Strategies
Overview
What the different processing strategies do
Default
- Choose this strategy by adding the query parameter “default”, i.e.
?strategy=default
at the end of the URL (or, by simply leaving it blank). - The fastest and cheapest strategy.
- Extracts text from files, and makes no attempt to extract anything more.
- This means it’s great for long contracts full of words, for example, but not a great option for documents which are full of tables (and where you need the information contained in the tables).
- Outputs text (i.e. you should expect to receive a string back).
- Supports PDF and Word documents.
Cost: 1 credit per page.
Vision
- Choose this strategy by adding the query parameter “vision”, i.e.
?strategy=vision
at the end of the URL. - Can read everything from files, i.e. tables, images, watermarks, text, etc.
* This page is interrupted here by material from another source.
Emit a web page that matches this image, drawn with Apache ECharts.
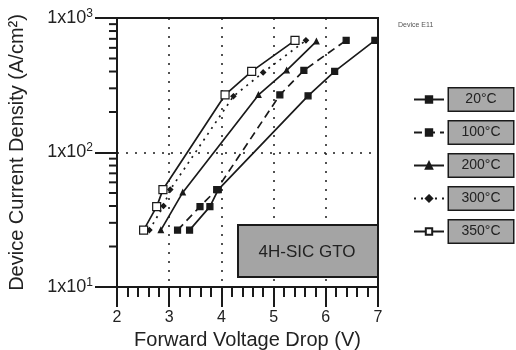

- Outputs text (i.e. you should expect to receive a string back).
- This is a great option for documents which contain tables, and documents where the structure of the information on the page is important for human-level understanding (for example: invoices, receipts, and bills-of-lading).
- Supports PDF, Word documents, and JPEG images.
Cost: 2 credits per page.
SOTA
- Choose this strategy by adding the query parameter “sota”, i.e.
?strategy=sota
at the end of the URL. - Can read everything from files, i.e. tables, images, watermarks, text, etc.
- Outputs text, HTML, Markdown, JSON, and Chunks. All formats are computed at runtime, and you can choose which one you access later.
- This is a great option for documents which contain tables, and documents where the structure of the information on the page is important for human-level understanding (for example: invoices, receipts, and bills-of-lading).
- Supports PDF, Word documents, and JPEG images.
Cost: 4 credits per page.